Werden Teilchen, die räumlich ungerichtete Bindekräfte besitzen,
miteinander verknüpft, so ist charakteristisch, daß das
entsprechende Gebilde eigentlich nie "fertig" wird. Man kann
so viele Teilchen verbauen wie man will, an den Rändern und Begrenzungsflächen
liegen immer Teilchen mit ungenutzten Bindekräften. Wenn die Teilchen
nach einem regelmäßigen Plan geordnet zusammengebaut sind,
nennt man dies ein Raumgitter oder einfach Gitter. Solche Gitter sind
in Kristallen realisiert. Abbildung 4.1 verdeutlicht dies bildhaft
in der Fläche.
Für den Bau mit Teilchen, die räumlich gerichtete Bindefähigkeiten
besitzen, ist charakteristisch, daß relativ kleine Baugruppen
bereits bindungsmäßig abgesättigt sind. Solch einen
durch gerichtete Bindefähigkeiten abgeschlossenen Atomverband
nennt man Molekül. Beispiele zeigt Abbildung 4.2.

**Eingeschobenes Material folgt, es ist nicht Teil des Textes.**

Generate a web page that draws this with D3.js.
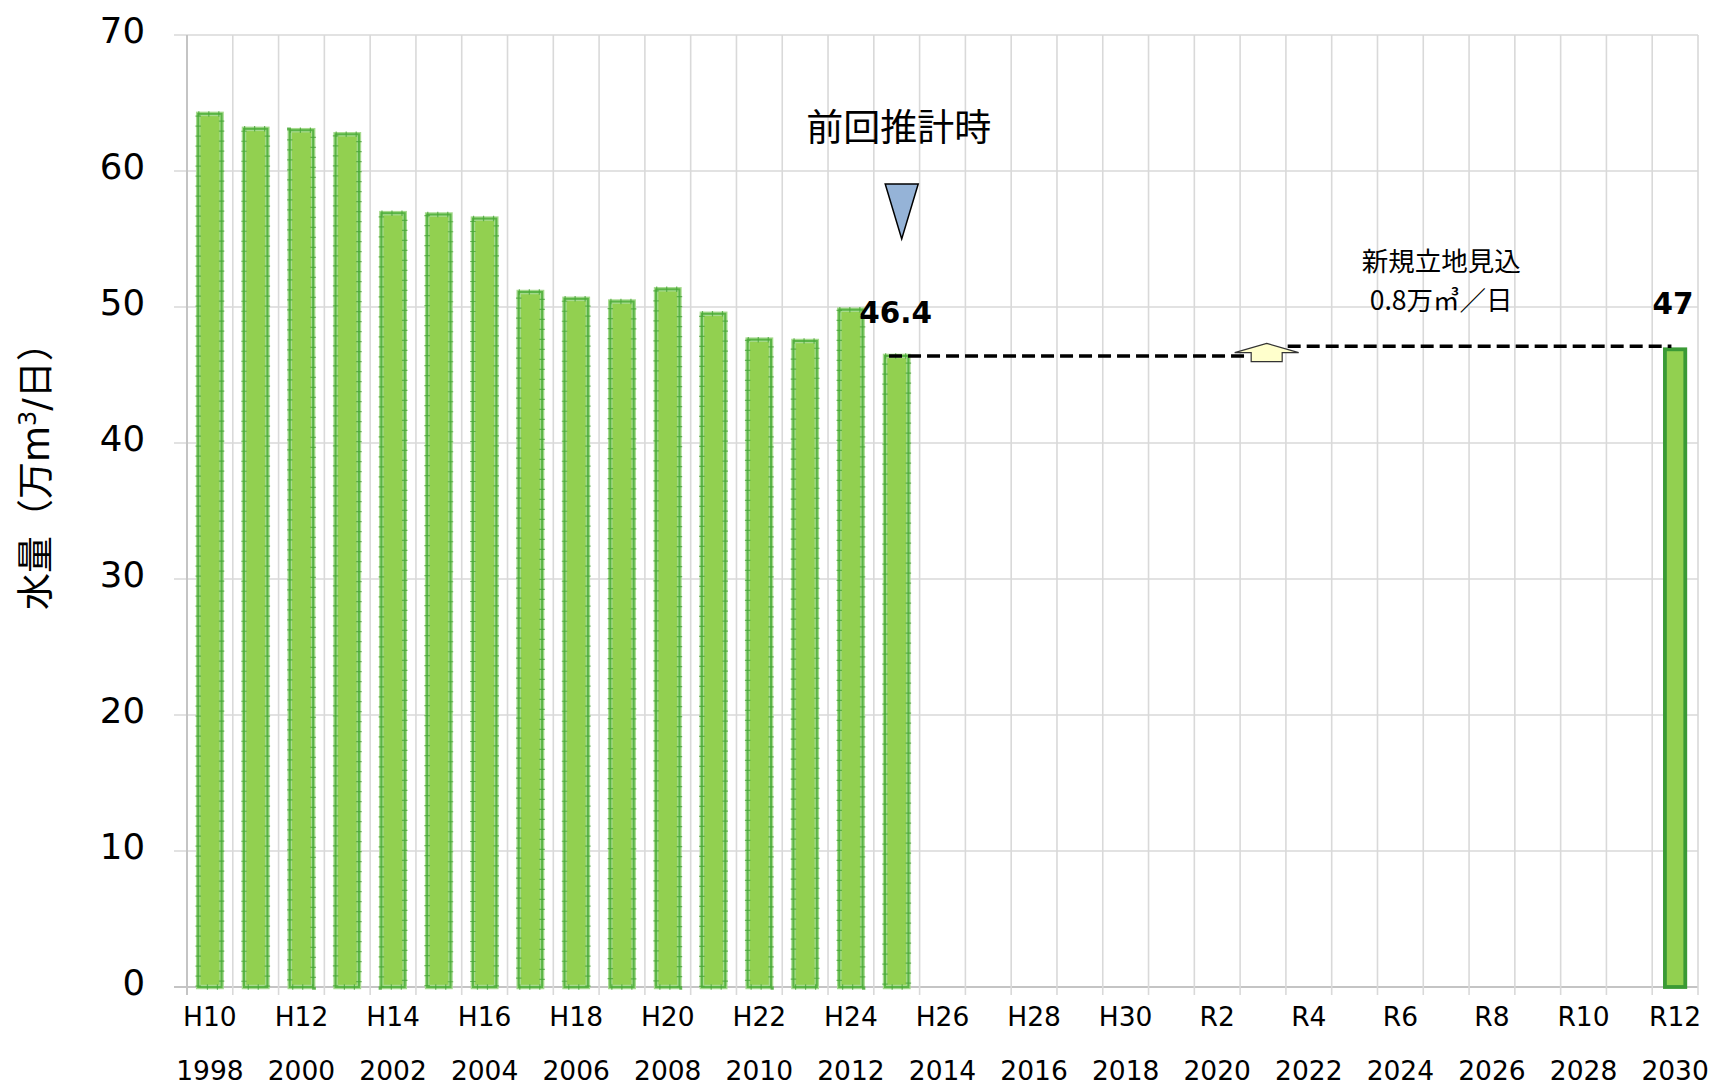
<!DOCTYPE html>
<html>
<head>
<meta charset="utf-8">
<script src="https://cdn.jsdelivr.net/npm/d3@7"></script>
<style>
  html, body { margin: 0; padding: 0; background: #fff; }
  svg { display: block; }
</style>
</head>
<body>
<div id="chart"></div>
<script>
// Fiscal years on the category axis
const years = [1998, 1999, 2000, 2001, 2002, 2003, 2004, 2005, 2006, 2007, 2008,
               2009, 2010, 2011, 2012, 2013, 2014, 2015, 2016, 2017, 2018, 2019,
               2020, 2021, 2022, 2023, 2024, 2025, 2026, 2027, 2028, 2029, 2030];

// Actual daily water volume (10,000 m3/day)
const actualYears  = [1998, 1999, 2000, 2001, 2002, 2003, 2004, 2005, 2006, 2007, 2008,
                      2009, 2010, 2011, 2012, 2013];
const actualValues = [64.2, 63.1, 63.0, 62.7, 56.9, 56.8, 56.5, 51.1, 50.6, 50.4, 51.3,
                      49.5, 47.6, 47.5, 49.8, 46.4];

// Projected volume for the target year
const projYear  = 2030;
const projValue = 47;

// Labelled ticks: era names and western years
const tickYears = [1998, 2000, 2002, 2004, 2006, 2008, 2010, 2012, 2014, 2016,
                   2018, 2020, 2022, 2024, 2026, 2028, 2030];
const eraLabels = ["H10", "H12", "H14", "H16", "H18", "H20", "H22", "H24", "H26",
                   "H28", "H30", "R2", "R4", "R6", "R8", "R10", "R12"];
const yTicks = [0, 10, 20, 30, 40, 50, 60, 70];

const W = 1713, H = 1085;
const plotL = 187, plotR = 1698, plotT = 35, plotB = 987;

const svg = d3.select("#chart").append("svg")
  .attr("width", W).attr("height", H);

const x = d3.scaleBand().domain(years).range([plotL, plotR]).padding(0);
const bw = x.bandwidth();
const y = d3.scaleLinear().domain([0, 70]).range([plotB, plotT]);

const grid = "#d9d9d9", axisCol = "#c4c4c4";

// Horizontal gridlines with outward ticks
svg.append("g").selectAll("line").data(yTicks).join("line")
  .attr("x1", plotL - 13).attr("x2", plotR)
  .attr("y1", d => y(d)).attr("y2", d => y(d))
  .attr("stroke", d => d === 0 ? axisCol : grid)
  .attr("stroke-width", d => d === 0 ? 2 : 1.6);

// Vertical gridlines at category boundaries
const bounds = years.map(d => x(d)).concat([plotR]);
svg.append("g").selectAll("line").data(bounds).join("line")
  .attr("x1", d => d).attr("x2", d => d)
  .attr("y1", plotT).attr("y2", plotB + 8)
  .attr("stroke", (d, i) => i === 0 ? axisCol : grid)
  .attr("stroke-width", (d, i) => i === 0 ? 2 : 1.6);

// Y tick labels
svg.append("g").selectAll("text").data(yTicks).join("text")
  .attr("x", 145).attr("y", d => y(d) + 7.5)
  .attr("text-anchor", "end")
  .attr("font-family", "'DejaVu Sans', Verdana, sans-serif")
  .attr("font-size", 35.5).attr("fill", "#000")
  .text(d => d);

// X tick labels: era row and year row
const xl = svg.append("g")
  .attr("font-family", "'DejaVu Sans', Verdana, sans-serif")
  .attr("font-size", 26.5).attr("fill", "#000").attr("text-anchor", "middle");
xl.selectAll("text.era").data(tickYears).join("text").attr("class", "era")
  .attr("x", d => x(d) + bw / 2).attr("y", 1026)
  .text((d, i) => eraLabels[i]);
xl.selectAll("text.yr").data(tickYears).join("text").attr("class", "yr")
  .attr("x", d => x(d) + bw / 2).attr("y", 1080)
  .text(d => d);

// Y axis title
const yt = svg.append("text")
  .attr("transform", "translate(49,610) rotate(-90)")
  .attr("text-anchor", "start")
  .attr("font-family", "'DejaVu Sans', 'Noto Sans CJK JP', sans-serif")
  .attr("font-size", 37).attr("fill", "#000");
yt.append("tspan").text("水量（万m");
yt.append("tspan").attr("font-size", 24).attr("dy", -13).text("3");
yt.append("tspan").attr("dy", 13).text("/日）");

// Actual bars
const barW = bw * 0.51;
const data = actualYears.map((d, i) => ({ year: d, value: actualValues[i] }));
const bars = svg.append("g");
bars.selectAll("rect.halo").data(data).join("rect").attr("class", "halo")
  .attr("x", d => x(d.year) + (bw - barW) / 2)
  .attr("y", d => y(d.value))
  .attr("width", barW)
  .attr("height", d => y(0) - y(d.value))
  .attr("fill", "#92d050")
  .attr("stroke", "#a6da8e").attr("stroke-width", 4.5);
bars.selectAll("rect.edge").data(data).join("rect").attr("class", "edge")
  .attr("x", d => x(d.year) + (bw - barW) / 2)
  .attr("y", d => y(d.value))
  .attr("width", barW)
  .attr("height", d => y(0) - y(d.value))
  .attr("fill", "none")
  .attr("stroke", "#5ab545").attr("stroke-width", 2);
bars.selectAll("rect.tick").data(data).join("rect").attr("class", "tick")
  .attr("x", d => x(d.year) + (bw - barW) / 2)
  .attr("y", d => y(d.value))
  .attr("width", barW)
  .attr("height", d => y(0) - y(d.value))
  .attr("fill", "none")
  .attr("stroke", "#4aa83a").attr("stroke-width", 5.5)
  .attr("stroke-dasharray", "1.2 8.8").attr("opacity", 0.8);

// Projected bar
svg.append("rect")
  .attr("x", x(projYear) + (bw - barW) / 2 + 1.5)
  .attr("y", y(projValue) + 1.5)
  .attr("width", barW - 3)
  .attr("height", y(0) - y(projValue) - 1.5)
  .attr("fill", "#92d050")
  .attr("stroke", "#3a9a35").attr("stroke-width", 3.8);

// Value labels
const lastActual = actualValues[actualValues.length - 1];
const vl = svg.append("g")
  .attr("font-family", "'DejaVu Sans', Verdana, sans-serif")
  .attr("font-weight", "bold").attr("font-size", 29.5).attr("fill", "#000")
  .attr("text-anchor", "middle");
vl.append("text")
  .attr("x", x(2013) + bw / 2 - 1).attr("y", y(lastActual) - 33)
  .text(lastActual);
vl.append("text")
  .attr("x", x(projYear) + bw / 2 - 2).attr("y", y(projValue) - 34)
  .text(projValue);

// Step from the last actual to the projection, with the new-site addition
const arrowX = x(2022) - 0.42 * bw;
svg.append("line")
  .attr("x1", x(2013) + (bw - barW) / 2 + 4).attr("x2", arrowX - 20)
  .attr("y1", y(lastActual)).attr("y2", y(lastActual))
  .attr("stroke", "#000").attr("stroke-width", 3.5)
  .attr("stroke-dasharray", "13 6");
svg.append("line")
  .attr("x1", arrowX + 21).attr("x2", x(projYear) + (bw - barW) / 2 + 8)
  .attr("y1", y(projValue) - 1.5).attr("y2", y(projValue) - 1.5)
  .attr("stroke", "#000").attr("stroke-width", 3.5)
  .attr("stroke-dasharray", "13 6");

const yb = y(lastActual);
const arrowPts = [
  [arrowX, y(projValue) - 4.5],
  [arrowX + 32, yb - 3.3],
  [arrowX + 15.5, yb - 3.3],
  [arrowX + 15.5, yb + 5.7],
  [arrowX - 15.5, yb + 5.7],
  [arrowX - 15.5, yb - 3.3],
  [arrowX - 32, yb - 3.3]
];
svg.append("polygon")
  .attr("points", arrowPts.map(p => p.join(",")).join(" "))
  .attr("fill", "#ffffcc").attr("stroke", "#333").attr("stroke-width", 1.2);

// Marker for the previous estimate
const mx = x(2013) + bw / 2 + 5;
svg.append("polygon")
  .attr("points", [[mx - 16.5, 184], [mx + 16.5, 184], [mx, 239]].map(p => p.join(",")).join(" "))
  .attr("fill", "#95b3d7").attr("stroke", "#000").attr("stroke-width", 1.5);
svg.append("text")
  .attr("x", mx - 3).attr("y", 141)
  .attr("text-anchor", "middle")
  .attr("font-family", "'Noto Sans CJK JP', sans-serif")
  .attr("font-size", 37).attr("fill", "#000")
  .text("前回推計時");

// New-site annotation
const note = svg.append("g")
  .attr("font-family", "'Noto Sans CJK JP', sans-serif")
  .attr("font-size", 26.5).attr("fill", "#000").attr("text-anchor", "middle");
note.append("text").attr("x", x(2025) + bw / 2 - 5).attr("y", 271).text("新規立地見込");
note.append("text").attr("x", x(2025) + bw / 2 - 5).attr("y", 310).text("0.8万㎥／日");
</script>
</body>
</html>
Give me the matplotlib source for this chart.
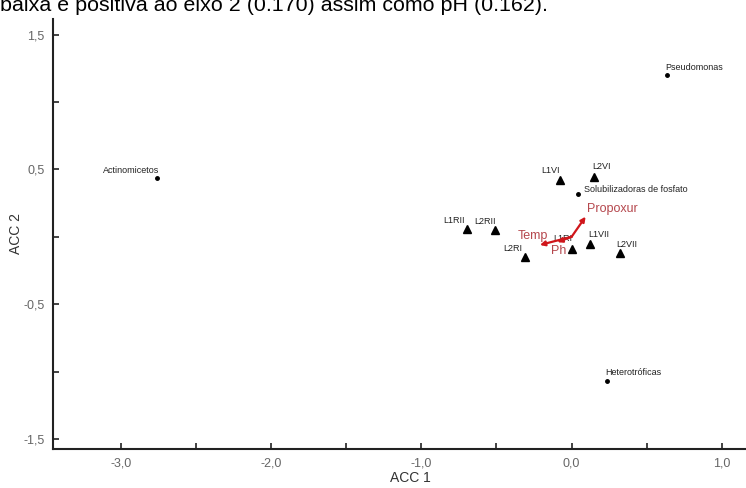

Abb. 4.1: Zweidimensionales Modell für ein Gitter
Abb. 4.2: Zweidimensionale Modelle für Moleküle
Die Begriffe Gitter und Molekül gehören wie die Begriffe
Atom und Ion dazu, Materialien mikroskopisch von ihrer Teilchenstruktur
her zu beschreiben. Zwei weitere Begriffe, die häufig in der
Chemie verwendet werden, jedoch zunächst mit den Teilchen nichts
zu tun haben, sind die Begriffe Element und Verbindung.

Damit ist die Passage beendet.